Zirnkilton erschuf 1925 den dritten und letzten Abdruck des Preußischen Löwenkämpfers: in seinen fähigen Händen entstand ein Briefbeschwerer mit einer Miniatur der Wolff-Plastik aus reinem Gold, die auf einem Art-Deco-Sockel aus glänzendem Hämatit steht, welchen er mit dem Wappen der Stadt geschmückt hat, der er so viel verdankte: "PHILADELPHIA MANETO", Philadelphia bleibe, steht in winzigen Buchstaben auf einem Banner zu Füßen der Wappenträgerinnen. 

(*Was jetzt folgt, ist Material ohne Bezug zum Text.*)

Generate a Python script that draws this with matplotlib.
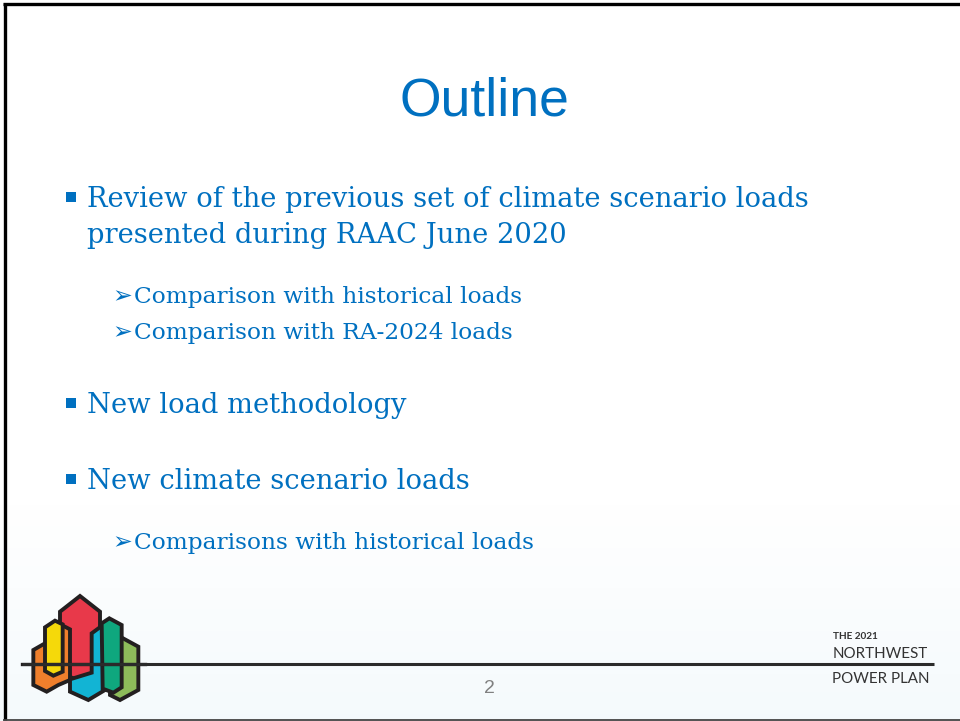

So kulminierten die Ästhetik des 19. und 20. Jahrhunderts, die Traditionen einer angesehenen Bildhauerschule, das "Brüderpaar" der Löwenkämpfer in Deutschland und den USA, die Lebenslinien tapferer Auswanderer und die Kernaussage des Motivs in 12 Zentimeter Edelmetall: 

 

Wenn Du genügend Mut hast, kannst Du auch gegen Löwen antreten.